* Work required: In the listing below, find every line containing "chart" and copy it out.

↓

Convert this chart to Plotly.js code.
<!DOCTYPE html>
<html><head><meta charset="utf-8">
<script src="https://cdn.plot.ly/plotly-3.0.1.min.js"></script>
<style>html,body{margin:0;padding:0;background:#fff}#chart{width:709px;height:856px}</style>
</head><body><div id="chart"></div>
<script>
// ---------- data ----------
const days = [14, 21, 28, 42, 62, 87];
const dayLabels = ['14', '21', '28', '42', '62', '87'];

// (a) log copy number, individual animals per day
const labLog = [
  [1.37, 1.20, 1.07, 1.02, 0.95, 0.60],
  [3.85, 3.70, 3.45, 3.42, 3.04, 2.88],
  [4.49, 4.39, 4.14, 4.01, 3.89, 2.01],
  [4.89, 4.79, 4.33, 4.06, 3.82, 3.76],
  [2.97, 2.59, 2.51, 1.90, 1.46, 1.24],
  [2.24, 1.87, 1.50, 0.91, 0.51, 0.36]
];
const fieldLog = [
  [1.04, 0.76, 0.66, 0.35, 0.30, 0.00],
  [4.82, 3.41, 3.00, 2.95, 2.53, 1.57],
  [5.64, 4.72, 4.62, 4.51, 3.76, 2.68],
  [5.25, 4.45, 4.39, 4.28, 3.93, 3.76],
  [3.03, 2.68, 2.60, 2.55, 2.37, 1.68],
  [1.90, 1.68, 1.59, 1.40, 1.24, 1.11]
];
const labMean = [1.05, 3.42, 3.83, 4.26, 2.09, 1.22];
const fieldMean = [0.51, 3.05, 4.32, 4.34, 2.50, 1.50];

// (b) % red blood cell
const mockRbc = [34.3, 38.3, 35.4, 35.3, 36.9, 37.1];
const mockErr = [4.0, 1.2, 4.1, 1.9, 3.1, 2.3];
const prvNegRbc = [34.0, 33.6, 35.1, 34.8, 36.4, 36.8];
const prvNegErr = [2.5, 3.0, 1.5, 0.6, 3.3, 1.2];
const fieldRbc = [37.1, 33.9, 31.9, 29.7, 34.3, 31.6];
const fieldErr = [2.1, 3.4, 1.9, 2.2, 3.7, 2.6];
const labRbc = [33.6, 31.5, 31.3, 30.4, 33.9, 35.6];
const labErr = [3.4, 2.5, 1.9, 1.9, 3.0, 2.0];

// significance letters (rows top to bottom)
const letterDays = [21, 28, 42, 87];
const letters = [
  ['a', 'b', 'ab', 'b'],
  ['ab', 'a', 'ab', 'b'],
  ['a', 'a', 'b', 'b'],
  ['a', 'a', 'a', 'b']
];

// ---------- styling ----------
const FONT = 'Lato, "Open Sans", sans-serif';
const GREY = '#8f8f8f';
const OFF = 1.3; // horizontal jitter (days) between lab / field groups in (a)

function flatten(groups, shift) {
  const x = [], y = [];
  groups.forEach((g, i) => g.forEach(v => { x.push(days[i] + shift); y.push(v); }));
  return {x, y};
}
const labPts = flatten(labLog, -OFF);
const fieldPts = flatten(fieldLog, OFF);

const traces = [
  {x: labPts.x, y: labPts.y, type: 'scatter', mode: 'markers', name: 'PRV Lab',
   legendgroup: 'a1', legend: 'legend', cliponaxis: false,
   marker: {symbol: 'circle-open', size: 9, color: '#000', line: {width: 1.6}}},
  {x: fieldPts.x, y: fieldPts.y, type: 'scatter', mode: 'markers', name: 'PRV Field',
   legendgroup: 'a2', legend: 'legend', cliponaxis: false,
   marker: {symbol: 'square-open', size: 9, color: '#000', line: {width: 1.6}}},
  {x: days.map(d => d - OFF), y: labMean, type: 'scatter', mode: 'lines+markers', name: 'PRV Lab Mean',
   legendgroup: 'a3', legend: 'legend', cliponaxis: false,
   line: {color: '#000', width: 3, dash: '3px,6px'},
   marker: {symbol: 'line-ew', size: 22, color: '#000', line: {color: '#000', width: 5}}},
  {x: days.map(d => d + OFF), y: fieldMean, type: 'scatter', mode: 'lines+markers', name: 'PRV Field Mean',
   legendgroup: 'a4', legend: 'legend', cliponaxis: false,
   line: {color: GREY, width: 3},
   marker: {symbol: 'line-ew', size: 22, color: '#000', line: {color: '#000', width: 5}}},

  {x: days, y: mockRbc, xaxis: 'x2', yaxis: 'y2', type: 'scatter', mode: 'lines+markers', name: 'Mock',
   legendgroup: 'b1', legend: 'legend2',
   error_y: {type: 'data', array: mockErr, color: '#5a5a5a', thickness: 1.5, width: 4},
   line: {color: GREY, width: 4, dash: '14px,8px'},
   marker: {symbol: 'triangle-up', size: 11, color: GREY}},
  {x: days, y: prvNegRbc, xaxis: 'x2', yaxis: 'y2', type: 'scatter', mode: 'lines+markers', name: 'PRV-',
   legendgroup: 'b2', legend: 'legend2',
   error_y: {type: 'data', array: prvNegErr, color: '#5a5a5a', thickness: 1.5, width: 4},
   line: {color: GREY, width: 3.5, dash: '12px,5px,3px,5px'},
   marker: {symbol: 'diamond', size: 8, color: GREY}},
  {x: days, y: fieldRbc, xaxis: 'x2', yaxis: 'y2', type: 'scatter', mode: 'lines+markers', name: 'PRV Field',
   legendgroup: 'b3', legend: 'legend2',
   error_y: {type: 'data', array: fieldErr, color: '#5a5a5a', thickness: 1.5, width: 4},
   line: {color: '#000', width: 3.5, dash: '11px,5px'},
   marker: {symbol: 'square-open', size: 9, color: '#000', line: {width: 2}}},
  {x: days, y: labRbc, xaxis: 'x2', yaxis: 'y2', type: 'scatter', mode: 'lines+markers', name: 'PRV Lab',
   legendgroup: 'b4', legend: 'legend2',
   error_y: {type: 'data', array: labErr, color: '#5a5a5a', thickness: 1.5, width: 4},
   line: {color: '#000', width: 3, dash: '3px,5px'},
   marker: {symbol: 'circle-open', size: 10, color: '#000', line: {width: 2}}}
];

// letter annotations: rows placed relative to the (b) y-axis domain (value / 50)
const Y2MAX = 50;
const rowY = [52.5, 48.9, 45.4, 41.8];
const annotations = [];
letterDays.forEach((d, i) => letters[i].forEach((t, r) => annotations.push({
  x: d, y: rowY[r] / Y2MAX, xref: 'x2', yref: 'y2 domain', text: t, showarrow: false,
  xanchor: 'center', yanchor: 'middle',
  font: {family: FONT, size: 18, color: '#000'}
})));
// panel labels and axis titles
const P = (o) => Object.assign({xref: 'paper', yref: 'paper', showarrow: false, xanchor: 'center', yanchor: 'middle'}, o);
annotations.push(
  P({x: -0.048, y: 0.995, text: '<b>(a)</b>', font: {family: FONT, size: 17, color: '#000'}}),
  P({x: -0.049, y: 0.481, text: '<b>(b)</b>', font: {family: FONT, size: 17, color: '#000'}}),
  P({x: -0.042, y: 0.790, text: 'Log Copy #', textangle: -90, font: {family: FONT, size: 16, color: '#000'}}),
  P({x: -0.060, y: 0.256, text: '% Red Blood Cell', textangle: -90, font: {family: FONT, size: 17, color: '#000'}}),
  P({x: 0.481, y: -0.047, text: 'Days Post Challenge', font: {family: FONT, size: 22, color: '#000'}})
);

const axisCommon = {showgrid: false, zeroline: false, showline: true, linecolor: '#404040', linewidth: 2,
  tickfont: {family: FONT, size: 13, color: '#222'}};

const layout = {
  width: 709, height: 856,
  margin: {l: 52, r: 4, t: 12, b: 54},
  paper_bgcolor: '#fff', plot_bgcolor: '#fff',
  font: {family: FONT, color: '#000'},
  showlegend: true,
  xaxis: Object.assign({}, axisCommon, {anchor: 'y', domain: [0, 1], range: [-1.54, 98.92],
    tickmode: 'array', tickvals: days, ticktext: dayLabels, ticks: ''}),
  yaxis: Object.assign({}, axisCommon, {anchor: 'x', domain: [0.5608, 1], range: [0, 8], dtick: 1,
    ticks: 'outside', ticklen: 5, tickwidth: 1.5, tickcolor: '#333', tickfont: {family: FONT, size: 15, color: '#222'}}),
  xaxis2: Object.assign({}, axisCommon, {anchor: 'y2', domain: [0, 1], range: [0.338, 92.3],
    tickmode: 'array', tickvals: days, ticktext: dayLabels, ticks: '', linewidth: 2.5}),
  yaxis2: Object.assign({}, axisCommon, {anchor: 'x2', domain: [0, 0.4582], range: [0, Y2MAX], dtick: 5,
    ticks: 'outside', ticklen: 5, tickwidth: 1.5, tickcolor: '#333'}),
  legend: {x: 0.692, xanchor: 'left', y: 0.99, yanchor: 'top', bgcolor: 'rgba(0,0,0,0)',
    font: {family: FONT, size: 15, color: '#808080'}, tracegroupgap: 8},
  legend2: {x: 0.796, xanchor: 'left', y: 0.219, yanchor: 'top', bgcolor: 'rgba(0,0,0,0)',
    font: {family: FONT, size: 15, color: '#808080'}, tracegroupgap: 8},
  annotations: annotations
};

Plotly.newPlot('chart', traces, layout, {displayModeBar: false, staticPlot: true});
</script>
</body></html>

↑

* Exercise result:
Convert this chart to Plotly.js code.
<style>html,body{margin:0;padding:0;background:#fff}#chart{width:709px;height:856px}</style>
</head><body><div id="chart"></div>
Plotly.newPlot('chart', traces, layout, {displayModeBar: false, staticPlot: true});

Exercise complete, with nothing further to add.